>> Start Provided data

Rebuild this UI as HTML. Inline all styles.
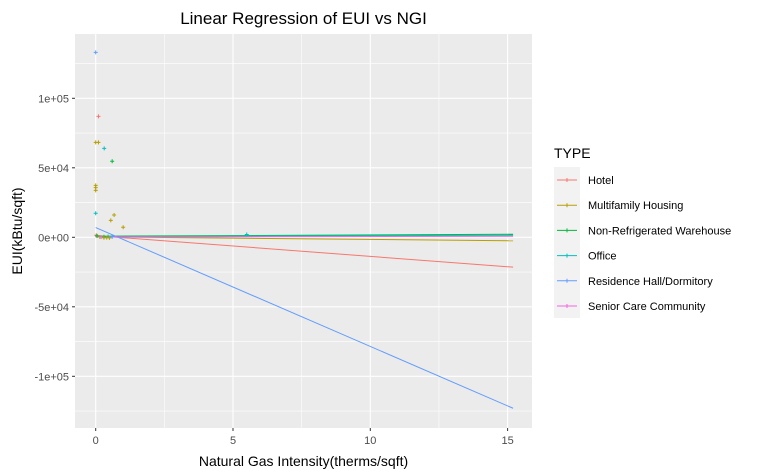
<!DOCTYPE html>
<html><head><meta charset="utf-8"><style>
body{margin:0;background:#fff;}
svg{display:block;font-family:"Liberation Sans",Arial,sans-serif;}
</style></head><body>
<svg id="chart" width="770" height="475" viewBox="0 0 770 475"></svg>
<script>
const types = ["Hotel","Multifamily Housing","Non-Refrigerated Warehouse","Office","Residence Hall/Dormitory","Senior Care Community"];
const colors = ["#F8766D","#B79F00","#00BA38","#00BFC4","#619CFF","#F564E3"];
// regression line endpoints: [x0, y0, x1, y1]
const lineX0 = [0,0,0,0,0,0];
const lineY0 = [1200,300,800,600,7000,200];
const lineX1 = [15.2,15.2,15.2,15.2,15.2,15.2];
const lineY1 = [-21500,-2500,2200,1500,-123000,800];
// scatter points: [typeIndex, x, y]
const pointType = [4,0,1,1,3,2,1,1,1,3,1,1,1,0,1,2,3,4,5,1,1,1,3,2];
const pointX = [0,0.1,0,0.1,0.31,0.6,0,0,0,0,0.55,0.67,1.0,0.02,0.15,0.3,0.45,0.6,0.2,0.3,0.4,0.5,5.5,0.05];
const pointY = [133000,87000,68300,68300,64000,54700,37400,35700,33800,17300,12200,16000,7200,1500,200,400,600,300,100,-300,-200,-400,2000,1000];
const xTicks = [0,5,10,15];
const xTickLabels = ["0","5","10","15"];
const yTicks = [100000,50000,0,-50000,-100000];
const yTickLabels = ["1e+05","5e+04","0e+00","-5e+04","-1e+05"];

const NS="http://www.w3.org/2000/svg";
const svg=document.getElementById('chart');
const P={l:75,t:34,r:532,b:428};
const X=v=>95.7+v*27.46;
const Y=v=>237.3-v*69.5/50000;
function mk(tag,attrs,parent){const e=document.createElementNS(NS,tag);for(const k in attrs)e.setAttribute(k,attrs[k]);(parent||svg).appendChild(e);return e;}

const panel=mk('rect',{x:P.l,y:P.t,width:P.r-P.l,height:P.b-P.t,fill:'#EBEBEB'});



const grid=mk('g',{});


for(let v=-125000;v<=125000;v+=25000){
  const major=v%50000===0;
  mk('line',{x1:P.l,x2:P.r,y1:Y(v),y2:Y(v),stroke:'#fff','stroke-width':major?1.1:0.55},grid);
}
for(let v=0;v<=15;v+=2.5){
  const major=v%5===0;
  mk('line',{y1:P.t,y2:P.b,x1:X(v),x2:X(v),stroke:'#fff','stroke-width':major?1.1:0.55},grid);
}

const lines=mk('g',{});


for(let i=0;i<types.length;i++){
  const l=mk('line',{x1:X(lineX0[i]),y1:Y(lineY0[i]),x2:X(lineX1[i]),y2:Y(lineY1[i]),stroke:colors[i],'stroke-width':1},lines);
  
  
}

const pts=mk('g',{});


for(let i=0;i<pointX.length;i++){
  const cx=X(pointX[i]),cy=Y(pointY[i]),c=colors[pointType[i]];
  const p=mk('path',{d:`M${cx-2},${cy}H${cx+2}M${cx},${cy-2}V${cy+2}`,stroke:c,'stroke-width':1},pts);
  
  
}

const ax=mk('g',{'font-size':11,fill:'#4D4D4D'});


for(let i=0;i<xTicks.length;i++){
  const x=X(xTicks[i]);
  mk('line',{x1:x,x2:x,y1:P.b,y2:P.b+3,stroke:'#333'},ax);
  const t=mk('text',{x:x,y:P.b+16,'text-anchor':'middle'},ax);
  t.textContent=xTickLabels[i];
  
  
}
for(let i=0;i<yTicks.length;i++){
  const y=Y(yTicks[i]);
  mk('line',{x1:P.l-3,x2:P.l,y1:y,y2:y,stroke:'#333'},ax);
  const t=mk('text',{x:P.l-6,y:y+4,'text-anchor':'end'},ax);
  t.textContent=yTickLabels[i];
  
  
}
const xt=mk('text',{x:(P.l+P.r)/2,y:466,'text-anchor':'middle','font-size':14,fill:'#000'});
xt.textContent='Natural Gas Intensity(therms/sqft)';


const yt=mk('text',{x:0,y:0,transform:`translate(22,${(P.t+P.b)/2}) rotate(-90)`,'text-anchor':'middle','font-size':14,fill:'#000'});
yt.textContent='EUI(kBtu/sqft)';


const title=mk('text',{x:(P.l+P.r)/2,y:24,'text-anchor':'middle','font-size':17,fill:'#000'});
title.textContent='Linear Regression of EUI vs NGI';



const lg=mk('g',{});


const lt=mk('text',{x:554,y:158,'font-size':14,fill:'#000'},lg);
lt.textContent='TYPE';


mk('rect',{x:554,y:167,width:26,height:151,fill:'#F2F2F2'},lg);
for(let i=0;i<types.length;i++){
  const y=180+i*25.2;
  const e=mk('g',{},lg);
  
  
  mk('line',{x1:557,x2:577,y1:y,y2:y,stroke:colors[i]},e);
  mk('line',{x1:567,x2:567,y1:y-2,y2:y+2,stroke:colors[i]},e);
  const t=mk('text',{x:588,y:y+4,'font-size':11,fill:'#000'},e);
  t.textContent=types[i];
}
</script>
</body></html>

>> End Provided data

The task =
Copy out the whole listing exactly, and don't carry over any pictures.

Output below =
Rebuild this UI as HTML. Inline all styles.
<!DOCTYPE html>
<html><head><meta charset="utf-8"><style>
body{margin:0;background:#fff;}
svg{display:block;font-family:"Liberation Sans",Arial,sans-serif;}
</style></head><body>
<svg id="chart" width="770" height="475" viewBox="0 0 770 475"></svg>
<script>
const types = ["Hotel","Multifamily Housing","Non-Refrigerated Warehouse","Office","Residence Hall/Dormitory","Senior Care Community"];
const colors = ["#F8766D","#B79F00","#00BA38","#00BFC4","#619CFF","#F564E3"];
// regression line endpoints: [x0, y0, x1, y1]
const lineX0 = [0,0,0,0,0,0];
const lineY0 = [1200,300,800,600,7000,200];
const lineX1 = [15.2,15.2,15.2,15.2,15.2,15.2];
const lineY1 = [-21500,-2500,2200,1500,-123000,800];
// scatter points: [typeIndex, x, y]
const pointType = [4,0,1,1,3,2,1,1,1,3,1,1,1,0,1,2,3,4,5,1,1,1,3,2];
const pointX = [0,0.1,0,0.1,0.31,0.6,0,0,0,0,0.55,0.67,1.0,0.02,0.15,0.3,0.45,0.6,0.2,0.3,0.4,0.5,5.5,0.05];
const pointY = [133000,87000,68300,68300,64000,54700,37400,35700,33800,17300,12200,16000,7200,1500,200,400,600,300,100,-300,-200,-400,2000,1000];
const xTicks = [0,5,10,15];
const xTickLabels = ["0","5","10","15"];
const yTicks = [100000,50000,0,-50000,-100000];
const yTickLabels = ["1e+05","5e+04","0e+00","-5e+04","-1e+05"];

const NS="http://www.w3.org/2000/svg";
const svg=document.getElementById('chart');
const P={l:75,t:34,r:532,b:428};
const X=v=>95.7+v*27.46;
const Y=v=>237.3-v*69.5/50000;
function mk(tag,attrs,parent){const e=document.createElementNS(NS,tag);for(const k in attrs)e.setAttribute(k,attrs[k]);(parent||svg).appendChild(e);return e;}

const panel=mk('rect',{x:P.l,y:P.t,width:P.r-P.l,height:P.b-P.t,fill:'#EBEBEB'});



const grid=mk('g',{});


for(let v=-125000;v<=125000;v+=25000){
  const major=v%50000===0;
  mk('line',{x1:P.l,x2:P.r,y1:Y(v),y2:Y(v),stroke:'#fff','stroke-width':major?1.1:0.55},grid);
}
for(let v=0;v<=15;v+=2.5){
  const major=v%5===0;
  mk('line',{y1:P.t,y2:P.b,x1:X(v),x2:X(v),stroke:'#fff','stroke-width':major?1.1:0.55},grid);
}

const lines=mk('g',{});


for(let i=0;i<types.length;i++){
  const l=mk('line',{x1:X(lineX0[i]),y1:Y(lineY0[i]),x2:X(lineX1[i]),y2:Y(lineY1[i]),stroke:colors[i],'stroke-width':1},lines);
  
  
}

const pts=mk('g',{});


for(let i=0;i<pointX.length;i++){
  const cx=X(pointX[i]),cy=Y(pointY[i]),c=colors[pointType[i]];
  const p=mk('path',{d:`M${cx-2},${cy}H${cx+2}M${cx},${cy-2}V${cy+2}`,stroke:c,'stroke-width':1},pts);
  
  
}

const ax=mk('g',{'font-size':11,fill:'#4D4D4D'});


for(let i=0;i<xTicks.length;i++){
  const x=X(xTicks[i]);
  mk('line',{x1:x,x2:x,y1:P.b,y2:P.b+3,stroke:'#333'},ax);
  const t=mk('text',{x:x,y:P.b+16,'text-anchor':'middle'},ax);
  t.textContent=xTickLabels[i];
  
  
}
for(let i=0;i<yTicks.length;i++){
  const y=Y(yTicks[i]);
  mk('line',{x1:P.l-3,x2:P.l,y1:y,y2:y,stroke:'#333'},ax);
  const t=mk('text',{x:P.l-6,y:y+4,'text-anchor':'end'},ax);
  t.textContent=yTickLabels[i];
  
  
}
const xt=mk('text',{x:(P.l+P.r)/2,y:466,'text-anchor':'middle','font-size':14,fill:'#000'});
xt.textContent='Natural Gas Intensity(therms/sqft)';


const yt=mk('text',{x:0,y:0,transform:`translate(22,${(P.t+P.b)/2}) rotate(-90)`,'text-anchor':'middle','font-size':14,fill:'#000'});
yt.textContent='EUI(kBtu/sqft)';


const title=mk('text',{x:(P.l+P.r)/2,y:24,'text-anchor':'middle','font-size':17,fill:'#000'});
title.textContent='Linear Regression of EUI vs NGI';



const lg=mk('g',{});


const lt=mk('text',{x:554,y:158,'font-size':14,fill:'#000'},lg);
lt.textContent='TYPE';


mk('rect',{x:554,y:167,width:26,height:151,fill:'#F2F2F2'},lg);
for(let i=0;i<types.length;i++){
  const y=180+i*25.2;
  const e=mk('g',{},lg);
  
  
  mk('line',{x1:557,x2:577,y1:y,y2:y,stroke:colors[i]},e);
  mk('line',{x1:567,x2:567,y1:y-2,y2:y+2,stroke:colors[i]},e);
  const t=mk('text',{x:588,y:y+4,'font-size':11,fill:'#000'},e);
  t.textContent=types[i];
}
</script>
</body></html>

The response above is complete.